ROOSEVELT High School, located in Wayne County downriver from Detroit, struck a sour note when it decided to take its marching orders from a special-interest group and hide its native American nickname when it performs in President-elect Barack Obama's inaugural parade on Tuesday.

The Wyandotte, Mich., student band will not carry the banner that proclaims them the Marching Chiefs when they perform on the national stage in response to a letter from a group called "Religious Americans Against Indian Nicknames and Logos" complaining about the nickname.

Many schools and colleges have rightly changed their mascots in recent years because they perpetuated negative and offensive stereotypes. Miami University of Ohio, for example, made the right decision a few years ago when it decided to dump the Redskins and adopt the Redhawks as its mascot.

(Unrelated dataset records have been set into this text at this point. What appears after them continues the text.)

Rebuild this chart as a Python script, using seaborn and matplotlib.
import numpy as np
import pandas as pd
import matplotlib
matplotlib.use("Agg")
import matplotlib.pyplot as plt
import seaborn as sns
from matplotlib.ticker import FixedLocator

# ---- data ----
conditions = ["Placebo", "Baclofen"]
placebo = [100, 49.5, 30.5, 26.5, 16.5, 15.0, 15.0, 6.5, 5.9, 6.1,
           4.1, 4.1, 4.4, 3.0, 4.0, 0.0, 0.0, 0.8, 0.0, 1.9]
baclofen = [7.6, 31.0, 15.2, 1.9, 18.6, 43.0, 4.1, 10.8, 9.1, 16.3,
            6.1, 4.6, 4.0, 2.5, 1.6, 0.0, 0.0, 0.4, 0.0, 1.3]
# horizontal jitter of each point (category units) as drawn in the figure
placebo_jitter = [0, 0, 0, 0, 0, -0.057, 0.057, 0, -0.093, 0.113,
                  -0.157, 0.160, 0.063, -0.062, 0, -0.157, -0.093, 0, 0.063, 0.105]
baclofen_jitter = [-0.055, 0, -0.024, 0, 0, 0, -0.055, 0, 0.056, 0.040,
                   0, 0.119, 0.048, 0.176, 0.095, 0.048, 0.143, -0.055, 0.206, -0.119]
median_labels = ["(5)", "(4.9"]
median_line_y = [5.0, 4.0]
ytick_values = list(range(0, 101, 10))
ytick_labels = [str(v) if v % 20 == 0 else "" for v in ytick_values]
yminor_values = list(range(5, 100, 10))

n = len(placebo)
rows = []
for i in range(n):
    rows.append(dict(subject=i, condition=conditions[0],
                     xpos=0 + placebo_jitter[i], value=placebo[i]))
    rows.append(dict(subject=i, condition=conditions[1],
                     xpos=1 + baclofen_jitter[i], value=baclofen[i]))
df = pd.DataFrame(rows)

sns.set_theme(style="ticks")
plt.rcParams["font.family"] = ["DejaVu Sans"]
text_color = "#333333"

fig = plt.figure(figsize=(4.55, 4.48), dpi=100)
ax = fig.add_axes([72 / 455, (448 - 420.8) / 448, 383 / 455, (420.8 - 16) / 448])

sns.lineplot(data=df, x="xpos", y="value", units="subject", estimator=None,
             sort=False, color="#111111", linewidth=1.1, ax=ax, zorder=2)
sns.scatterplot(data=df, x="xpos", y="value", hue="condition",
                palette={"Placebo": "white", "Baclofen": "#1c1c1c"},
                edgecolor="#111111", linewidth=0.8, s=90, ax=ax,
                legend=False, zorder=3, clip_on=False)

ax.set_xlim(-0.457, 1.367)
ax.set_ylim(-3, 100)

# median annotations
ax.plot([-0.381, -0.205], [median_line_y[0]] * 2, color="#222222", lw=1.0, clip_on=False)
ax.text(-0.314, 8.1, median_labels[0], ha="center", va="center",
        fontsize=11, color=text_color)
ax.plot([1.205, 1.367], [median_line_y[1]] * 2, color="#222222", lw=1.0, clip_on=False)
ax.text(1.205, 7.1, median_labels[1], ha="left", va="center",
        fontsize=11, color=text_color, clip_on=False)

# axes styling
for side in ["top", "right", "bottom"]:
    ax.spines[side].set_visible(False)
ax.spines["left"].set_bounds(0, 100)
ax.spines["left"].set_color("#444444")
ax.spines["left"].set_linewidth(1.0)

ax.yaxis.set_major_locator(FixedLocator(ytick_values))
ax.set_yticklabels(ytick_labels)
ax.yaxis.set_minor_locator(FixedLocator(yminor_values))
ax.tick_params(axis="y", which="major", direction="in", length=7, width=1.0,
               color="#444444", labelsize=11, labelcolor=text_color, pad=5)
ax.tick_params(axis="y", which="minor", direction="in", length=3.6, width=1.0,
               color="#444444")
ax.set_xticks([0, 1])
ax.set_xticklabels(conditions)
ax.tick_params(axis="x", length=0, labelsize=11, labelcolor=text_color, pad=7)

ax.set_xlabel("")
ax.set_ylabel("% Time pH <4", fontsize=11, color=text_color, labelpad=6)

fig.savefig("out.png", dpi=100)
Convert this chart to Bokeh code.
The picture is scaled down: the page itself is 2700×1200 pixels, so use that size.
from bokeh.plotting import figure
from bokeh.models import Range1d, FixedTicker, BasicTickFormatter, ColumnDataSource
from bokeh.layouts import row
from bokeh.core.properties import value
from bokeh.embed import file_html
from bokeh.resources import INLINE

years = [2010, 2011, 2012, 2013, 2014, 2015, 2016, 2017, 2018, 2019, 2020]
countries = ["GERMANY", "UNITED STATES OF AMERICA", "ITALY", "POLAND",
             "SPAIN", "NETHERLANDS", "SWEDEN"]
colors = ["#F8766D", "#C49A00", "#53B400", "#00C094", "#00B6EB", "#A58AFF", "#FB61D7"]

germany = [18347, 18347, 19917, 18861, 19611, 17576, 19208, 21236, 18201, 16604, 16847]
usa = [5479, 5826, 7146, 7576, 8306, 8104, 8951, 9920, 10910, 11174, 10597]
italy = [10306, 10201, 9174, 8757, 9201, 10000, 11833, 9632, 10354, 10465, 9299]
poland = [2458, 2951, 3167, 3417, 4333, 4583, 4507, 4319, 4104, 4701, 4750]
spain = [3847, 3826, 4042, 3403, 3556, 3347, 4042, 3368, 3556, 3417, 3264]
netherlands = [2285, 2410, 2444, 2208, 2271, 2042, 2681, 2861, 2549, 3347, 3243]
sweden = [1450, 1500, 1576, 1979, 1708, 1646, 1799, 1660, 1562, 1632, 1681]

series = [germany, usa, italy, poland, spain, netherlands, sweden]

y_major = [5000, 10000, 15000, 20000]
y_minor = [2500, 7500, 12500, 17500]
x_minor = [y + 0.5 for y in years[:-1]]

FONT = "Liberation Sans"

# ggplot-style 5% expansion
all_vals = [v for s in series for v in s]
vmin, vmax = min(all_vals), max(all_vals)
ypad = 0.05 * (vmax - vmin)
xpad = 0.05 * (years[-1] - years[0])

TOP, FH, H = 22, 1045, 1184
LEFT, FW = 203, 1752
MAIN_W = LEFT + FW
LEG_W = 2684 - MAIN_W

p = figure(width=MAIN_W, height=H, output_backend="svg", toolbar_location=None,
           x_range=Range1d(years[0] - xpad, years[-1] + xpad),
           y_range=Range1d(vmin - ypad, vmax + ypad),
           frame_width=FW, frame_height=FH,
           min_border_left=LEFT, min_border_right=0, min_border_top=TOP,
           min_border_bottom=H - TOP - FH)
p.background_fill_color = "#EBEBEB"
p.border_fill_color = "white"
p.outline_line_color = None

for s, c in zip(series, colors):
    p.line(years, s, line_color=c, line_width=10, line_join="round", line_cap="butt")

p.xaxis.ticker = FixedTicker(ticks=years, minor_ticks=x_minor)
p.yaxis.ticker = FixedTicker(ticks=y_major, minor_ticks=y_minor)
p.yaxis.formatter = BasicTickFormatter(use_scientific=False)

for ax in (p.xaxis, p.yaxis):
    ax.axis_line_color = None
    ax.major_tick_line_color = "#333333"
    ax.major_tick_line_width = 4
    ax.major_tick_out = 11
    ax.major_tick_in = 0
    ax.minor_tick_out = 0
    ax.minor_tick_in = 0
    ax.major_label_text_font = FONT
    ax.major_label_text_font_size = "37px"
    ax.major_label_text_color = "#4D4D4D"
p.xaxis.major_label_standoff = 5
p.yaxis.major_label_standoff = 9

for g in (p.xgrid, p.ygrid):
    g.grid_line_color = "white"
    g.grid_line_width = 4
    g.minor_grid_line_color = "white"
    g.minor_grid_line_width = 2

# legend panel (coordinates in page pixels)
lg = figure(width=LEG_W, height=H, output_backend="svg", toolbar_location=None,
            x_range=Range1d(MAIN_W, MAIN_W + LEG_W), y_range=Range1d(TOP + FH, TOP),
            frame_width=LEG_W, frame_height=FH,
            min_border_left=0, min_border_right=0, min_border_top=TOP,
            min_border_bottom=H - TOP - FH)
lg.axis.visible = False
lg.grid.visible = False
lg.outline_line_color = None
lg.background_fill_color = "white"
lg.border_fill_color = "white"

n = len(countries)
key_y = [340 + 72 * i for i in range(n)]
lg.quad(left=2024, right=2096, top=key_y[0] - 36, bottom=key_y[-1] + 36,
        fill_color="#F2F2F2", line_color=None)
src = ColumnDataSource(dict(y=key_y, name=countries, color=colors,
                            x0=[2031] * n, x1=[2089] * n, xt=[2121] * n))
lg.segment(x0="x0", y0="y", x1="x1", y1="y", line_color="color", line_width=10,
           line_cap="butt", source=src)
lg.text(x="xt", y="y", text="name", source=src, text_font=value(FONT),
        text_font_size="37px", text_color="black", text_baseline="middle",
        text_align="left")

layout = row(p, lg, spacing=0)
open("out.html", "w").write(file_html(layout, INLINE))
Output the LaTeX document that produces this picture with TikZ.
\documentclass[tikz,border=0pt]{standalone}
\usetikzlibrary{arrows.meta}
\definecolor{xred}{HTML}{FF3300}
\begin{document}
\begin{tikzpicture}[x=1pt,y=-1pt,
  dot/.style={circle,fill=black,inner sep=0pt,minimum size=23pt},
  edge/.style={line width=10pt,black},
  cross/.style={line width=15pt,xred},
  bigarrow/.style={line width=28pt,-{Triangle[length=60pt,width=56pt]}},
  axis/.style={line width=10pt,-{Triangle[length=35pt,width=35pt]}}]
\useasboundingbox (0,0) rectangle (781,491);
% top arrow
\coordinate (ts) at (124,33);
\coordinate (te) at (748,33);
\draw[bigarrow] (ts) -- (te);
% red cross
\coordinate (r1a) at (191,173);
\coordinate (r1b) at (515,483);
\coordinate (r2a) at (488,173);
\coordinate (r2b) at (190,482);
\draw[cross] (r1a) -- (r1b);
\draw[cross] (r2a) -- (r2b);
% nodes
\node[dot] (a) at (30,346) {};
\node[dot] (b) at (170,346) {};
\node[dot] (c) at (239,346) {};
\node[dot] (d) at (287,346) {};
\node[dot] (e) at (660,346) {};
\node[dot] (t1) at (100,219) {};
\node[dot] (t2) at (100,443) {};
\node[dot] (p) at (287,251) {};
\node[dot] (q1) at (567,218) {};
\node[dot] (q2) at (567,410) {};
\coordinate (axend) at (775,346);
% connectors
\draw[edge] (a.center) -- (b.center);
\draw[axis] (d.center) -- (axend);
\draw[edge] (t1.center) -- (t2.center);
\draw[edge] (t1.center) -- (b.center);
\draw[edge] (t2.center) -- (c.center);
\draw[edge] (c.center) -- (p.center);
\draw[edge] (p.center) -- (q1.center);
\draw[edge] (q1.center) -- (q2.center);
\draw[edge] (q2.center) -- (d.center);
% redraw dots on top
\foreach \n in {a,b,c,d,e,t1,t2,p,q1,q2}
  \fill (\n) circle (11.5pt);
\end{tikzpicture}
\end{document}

Roosevelt's nickname, on the other hand, does not appear to be offensive in the least, and school officials should have ignored RAAINL's request.

Instead, they are making matters worse, sending a mixed message by keeping the Indian-head logo on their sleeves but leaving the offending banner behind when they head for the nation's capital for the inaugural parade.

Band director Mark D'Angelo told the Detroit Free Press that the school just wanted to avoid negative publicity, but ditching the Marching Chiefs banner but not the patch on their uniforms was more likely an attempt to pacify the anti-logo group while not upsetting students and parents who would be outraged if the mascot was exiled forever.

Such a weak response sends a bad message to students as well as groups that tend to take political correctness too far.

If school officials agree that "Chiefs" is offensive, get rid of the banner and the arm patch before Inauguration Day but do so permanently and be willing to take the heat from parents, students, and alumni. If they think the logo is an appropriate representative of the school, politely tell RAAINL to take a hike and proudly display both the patch and the banner before the national audience.

The path school officials have chosen is, in fact, no choice at all.